The awardees are from across the country, with innovations mainly in the healthcare sector.

Standing wheelchair dengue detector among innovations awarded by Infosys Foundation
news Awards Wednesday, February 19, 2020 - 19:39

Infosys Foundation, the philanthropy and charity wing of Infosys, hosted an awards ceremony on Wednesday for “social innovations” in their Bengaluru campus. According to Infosys, these are products which provide “innovative solutions to support the underprivileged”.

The gold awardees, who were given a cash prize of Rs 20 lakh, and an 8-week mentorship program with professors at IIM-Hyderabad, were awarded to innovators in disease detection.

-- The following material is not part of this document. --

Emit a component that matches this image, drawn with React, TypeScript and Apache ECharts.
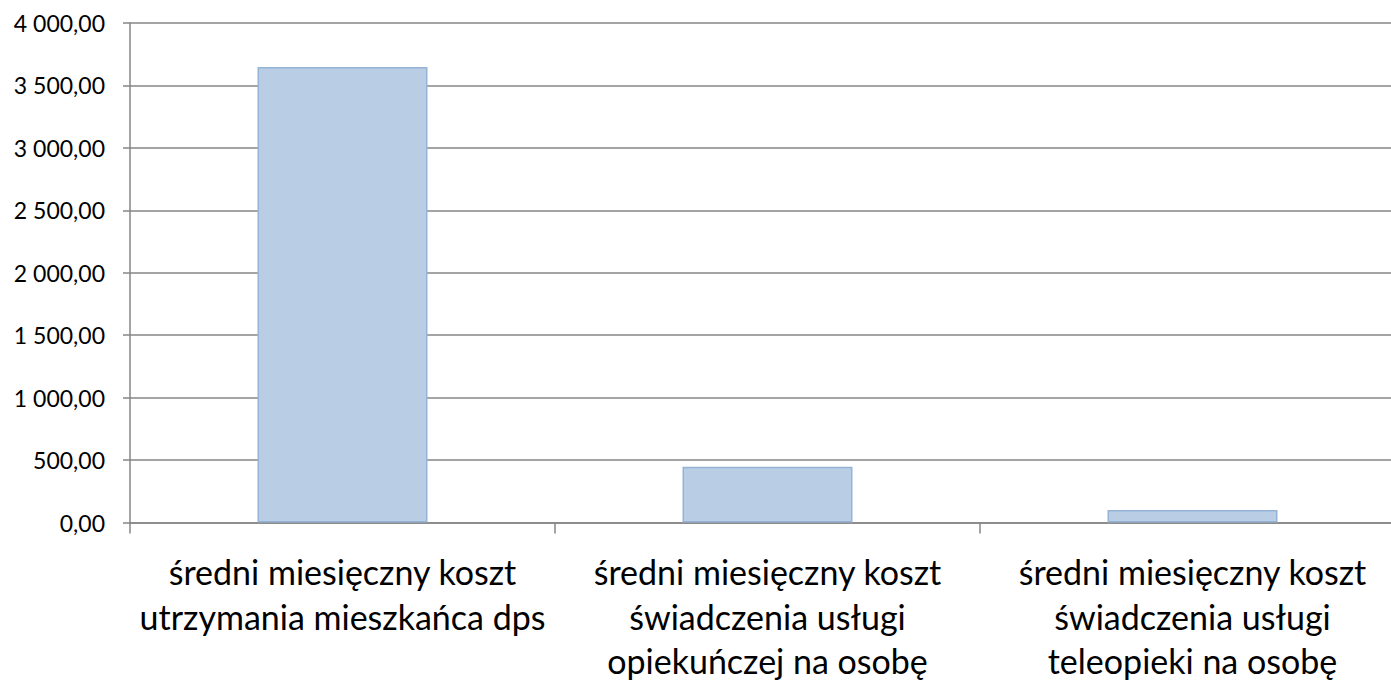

Partha Pratim Das Mahapatra from Calcutta was awarded for his handheld non-invasive detector of anaemia and predictor of lung and liver problems; Dr Binita Tunga and Rashbehari Tunga from Bengaluru for their infection detector of dengue, malaria and chikungunya and its co-infections on the first day of infection which gives results within ten minutes; and finally to Foundation for Tuberculosis, Malnutrition and AIDS (TUMAAS) from Mumbai for their early detection kit of TB infections through urine, which gives results in 5 minutes.

The other gold awardees were Ramalingam PS for his affordable standing-sitting wheelchair invention for those recovering from spinal cord injuries, and Rashid K, Vimal Govind MK and Nikhil NP from Kerala for ‘Bandicoot’, a robot which replaces human intervention in cleaning manholes.

Chairperson of Infosys Foundation Sudha Murthy said, “I usually don’t make political statements, but the state should support such important innovations. We can only do so much when supporting these innovations. Cleaning our drains is a very important and basic problem to solve. So many underprivileged people are going into it and not coming back out alive, and it is inhumane to allow it to continue.”

The silver awardees, who were given a cash prize of Rs 10 lakh, were Nitesh Kumar Jangir from Bengaluru for his innovation of a neo-natal breathing support system without electricity; Anish Karma from New Delhi for his knee-ankle foot brace innovation for people with disability, which allows people to cycle and squat. Rajlakshmi Borthakur from Bengaluru was also awarded for her wearable epilepsy detector made at low cost; Dr Vishal US Rao from Bengaluru for his 'voice prosthesis' speaking devices for throat cancer patients, many of whom haven't spoken in 10-15 years; and to Rohit Patel from Madhya Pradesh for his low-cost solution for onion storage for up to 15 months.

The competition saw entries from across the country, and the jury had a tough time to go through all the 1700 applications. The jury consisted of Arvind Gupta, Indian toy inventor and science expert, Anil Gupta, faculty of IIM Ahmedabad, Trilochan Sastry, former Dean of IIM Bengaluru, GVV Sharma, Faculty of IIT Hyderabad, Sumit Virmani, Chief Marketing Officer, and Sudha Murthy, the Chairperson of Infosys Foundation.

Nandan Nilekani, Chairman of Infosys said that they chose the products which they thought could be scaled up. “Innovations best happen when there are a lot of constraints. The constraint here is whether it can be done at a low cost, and whether it can be scaled up in production, so that it can have maximum impact. The scale should be built into the thought of the project, and frugal innovation is the essence of that,” he said.

When asked to comment on the ongoing protests against Citizenship Amendment Act and the National Register of Citizens, Sudha Murthy declined to comment.